Notice the bookending. First, Paul had promised that, through prayer, they would experience the peace of God (v. 7); now, the God of peace will be with them. Calvin comments here that “the presence of God brings us every kind of blessing[.]” This heightened promise, glorious as it is, is also conditional upon the Philippians’ putting into practice what Paul has taught and modeled—or, as Calvin has it, they must “apply themselves to pious and holy actions.” Paul was no empty talker; neither were his disciples to be. To experience God’s peace-giving presence in our lives, we must walk in obedience.
This order is important. Oftentimes we delay obedience as we wait for our hearts and minds to settle into the “right place.” Yet Paul, like the Prophet Jeremiah, would have us think about what is good and then walk in that path (Jeremiah 6:16).

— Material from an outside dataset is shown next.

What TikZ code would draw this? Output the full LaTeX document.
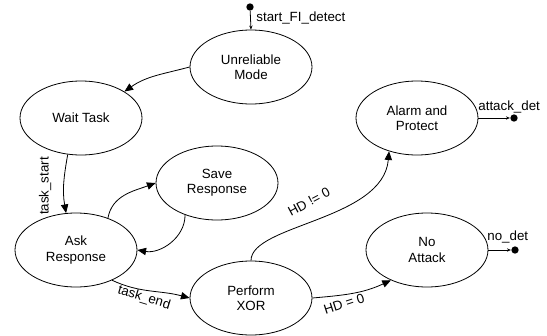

Our successful accomplishment of our Lord’s mission means we must first set our minds on what is good and then act in obedience to what we know to be good. Only then will we fully taste the peace available to us in Christ.
One more feature of this text deserves consideration. It is true that we should recognize the objective, created good that God has worked into the warp and woof of the natural order. Yet when Paul calls us to consider that which is most noble, he is ultimately calling us to consider the font of all virtue and nobility. Alexander MacLaren (1826-1910), Scottish Baptist minister, explains:
All these things, true, venerable, just, pure, lovely, and of good report, are not things only; they are embodied in a Person. For whatever things are fair meet in Jesus Christ, and He, in His living self, is the sum of all virtue and of all praise. So that if we link ourselves to Him by faith and love, and take Him into our hearts and minds, and abide in Him, we have them all gathered together into that One. Thinking on these things is not merely a meditating upon abstractions, but it is clutching and living in and with and by the living, loving Lord and Saviour of us all. If Christ is in my thoughts, all good things are there.
Why is it important for the Christian to consider the good, the true, and the beautiful? We must do so not only because we live in a world increasingly filled with evil, falsehood, and ugliness but also because the peace of our souls depends on focusing on him who is the ultimate embodiment of goodness, truth, and beauty: the Lord Jesus Christ.
I rejoice in all the gifts you so freely provide. Despite the curse of sin, you open your hands and fill us with all good things (Psalm 145:16). I praise you for filling my life with excellent blessings, and worship you as the source of all excellence and satisfaction. Grant me to draw near to you for the satisfaction of my soul and, thus satisfied, to put into practice the life of mission modeled by those who love you.
In your name,
- Pray that God would redirect your attention from worthless things (Psalm 101:3) and set your sights on what is true, honorable, just, pure, lovely, commendable, excellent, and praiseworthy.
- Ask God to fill your home, church, and community with his goodness, truth, and beauty as a testimony to the difference Jesus makes in life.
- Pray that you, your pastors, the missionaries you know, and others dear to you would focus on what is good, act in obedience, and thereby experience God’s manifest presence as a blessed result.